▶ [THE EXERCISE]: Leave out every picture, then transcribe the rest of the listing exactly.

▶ [SUPPLIED INFORMATION]:
+++++

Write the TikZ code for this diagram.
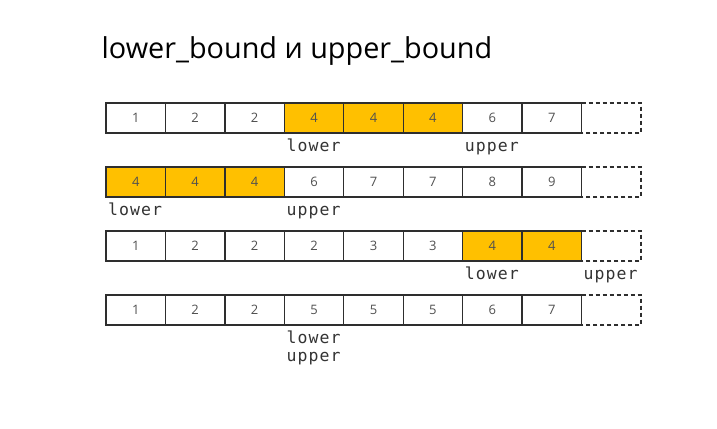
\documentclass[tikz,border=0pt]{standalone}
\usepackage{fontspec}
\setmainfont{Open Sans}
\newfontfamily\monof[LetterSpace=6.5]{DejaVu Sans Mono}
\newfontfamily\numf{Open Sans}
\definecolor{linec}{HTML}{2E2E2E}
\definecolor{numc}{HTML}{505050}
\definecolor{hl}{HTML}{FFC000}
\definecolor{labc}{HTML}{333333}
\begin{document}
\begin{tikzpicture}[x=1bp,y=-1bp]
\useasboundingbox[fill=white] (0,0) rectangle (717,428);
\tikzset{
  cell/.style={draw=linec, line width=1.4bp, minimum width=59.44bp, minimum height=30bp,
    inner sep=0pt, outer sep=0pt, font=\numf\fontsize{13bp}{15bp}\selectfont, text=numc},
  cwht/.style={cell, fill=white},
  cylw/.style={cell, fill=hl},
  dcell/.style={minimum width=59.44bp, minimum height=30bp, inner sep=0pt, outer sep=0pt},
  dline/.style={draw=linec, line width=1.4bp, dash pattern=on 4bp off 3bp},
  lab/.style={anchor=base west, inner sep=0pt, text=labc,
    font=\monof\fontsize{16.5bp}{18bp}\selectfont},
  ttl/.style={anchor=base west, inner sep=0pt, font=\fontsize{28.8bp}{34bp}\selectfont, text=black}
}
\node[ttl] (title) at (101.5,58) {lower\_bound и upper\_bound};
% rows
\foreach \r/\top/\vals in {1/103/{1/cwht,2/cwht,2/cwht,4/cylw,4/cylw,4/cylw,6/cwht,7/cwht},
                           2/167/{4/cylw,4/cylw,4/cylw,6/cwht,7/cwht,7/cwht,8/cwht,9/cwht},
                           3/231/{1/cwht,2/cwht,2/cwht,2/cwht,3/cwht,3/cwht,4/cylw,4/cylw},
                           4/295/{1/cwht,2/cwht,2/cwht,5/cwht,5/cwht,5/cwht,6/cwht,7/cwht}}{
  \foreach \v/\s [count=\i] in \vals {
    \node[\s] (r\r c\i) at ({106+59.44*(\i-0.5)},{\top+15}) {\v};
  }
  \node[dcell] (r\r d) at ({106+59.44*8.5},{\top+15}) {};
  \draw[dline] (r\r d.north west) -- (r\r d.north east) -- (r\r d.south east) -- (r\r d.south west);
}
% labels
\node[lab] (lo1) at ([xshift=2bp,yshift=-18bp]r1c4.south west) {lower};
\node[lab] (up1) at ([xshift=2bp,yshift=-18bp]r1c7.south west) {upper};
\node[lab] (lo2) at ([xshift=2bp,yshift=-18bp]r2c1.south west) {lower};
\node[lab] (up2) at ([xshift=2bp,yshift=-18bp]r2c4.south west) {upper};
\node[lab] (lo3) at ([xshift=2bp,yshift=-18bp]r3c7.south west) {lower};
\node[lab] (up3) at ([xshift=2bp,yshift=-18bp]r3d.south west) {upper};
\node[lab] (lo4) at ([xshift=2bp,yshift=-18bp]r4c4.south west) {lower};
\node[lab] (up4) at ([xshift=2bp,yshift=-36bp]r4c4.south west) {upper};
\end{tikzpicture}
\end{document}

+++++

▶ [EXERCISE SOLUTION]:
Write the TikZ code for this diagram.
\documentclass[tikz,border=0pt]{standalone}
\usepackage{fontspec}
\setmainfont{Open Sans}
\newfontfamily\monof[LetterSpace=6.5]{DejaVu Sans Mono}
\newfontfamily\numf{Open Sans}
\definecolor{linec}{HTML}{2E2E2E}
\definecolor{numc}{HTML}{505050}
\definecolor{hl}{HTML}{FFC000}
\definecolor{labc}{HTML}{333333}
\begin{document}
\begin{tikzpicture}[x=1bp,y=-1bp]
\useasboundingbox[fill=white] (0,0) rectangle (717,428);
\tikzset{
  cell/.style={draw=linec, line width=1.4bp, minimum width=59.44bp, minimum height=30bp,
    inner sep=0pt, outer sep=0pt, font=\numf\fontsize{13bp}{15bp}\selectfont, text=numc},
  cwht/.style={cell, fill=white},
  cylw/.style={cell, fill=hl},
  dcell/.style={minimum width=59.44bp, minimum height=30bp, inner sep=0pt, outer sep=0pt},
  dline/.style={draw=linec, line width=1.4bp, dash pattern=on 4bp off 3bp},
  lab/.style={anchor=base west, inner sep=0pt, text=labc,
    font=\monof\fontsize{16.5bp}{18bp}\selectfont},
  ttl/.style={anchor=base west, inner sep=0pt, font=\fontsize{28.8bp}{34bp}\selectfont, text=black}
}
\node[ttl] (title) at (101.5,58) {lower\_bound и upper\_bound};
% rows
\foreach \r/\top/\vals in {1/103/{1/cwht,2/cwht,2/cwht,4/cylw,4/cylw,4/cylw,6/cwht,7/cwht},
                           2/167/{4/cylw,4/cylw,4/cylw,6/cwht,7/cwht,7/cwht,8/cwht,9/cwht},
                           3/231/{1/cwht,2/cwht,2/cwht,2/cwht,3/cwht,3/cwht,4/cylw,4/cylw},
                           4/295/{1/cwht,2/cwht,2/cwht,5/cwht,5/cwht,5/cwht,6/cwht,7/cwht}}{
  \foreach \v/\s [count=\i] in \vals {
    \node[\s] (r\r c\i) at ({106+59.44*(\i-0.5)},{\top+15}) {\v};
  }
  \node[dcell] (r\r d) at ({106+59.44*8.5},{\top+15}) {};
  \draw[dline] (r\r d.north west) -- (r\r d.north east) -- (r\r d.south east) -- (r\r d.south west);
}
% labels
\node[lab] (lo1) at ([xshift=2bp,yshift=-18bp]r1c4.south west) {lower};
\node[lab] (up1) at ([xshift=2bp,yshift=-18bp]r1c7.south west) {upper};
\node[lab] (lo2) at ([xshift=2bp,yshift=-18bp]r2c1.south west) {lower};
\node[lab] (up2) at ([xshift=2bp,yshift=-18bp]r2c4.south west) {upper};
\node[lab] (lo3) at ([xshift=2bp,yshift=-18bp]r3c7.south west) {lower};
\node[lab] (up3) at ([xshift=2bp,yshift=-18bp]r3d.south west) {upper};
\node[lab] (lo4) at ([xshift=2bp,yshift=-18bp]r4c4.south west) {lower};
\node[lab] (up4) at ([xshift=2bp,yshift=-36bp]r4c4.south west) {upper};
\end{tikzpicture}
\end{document}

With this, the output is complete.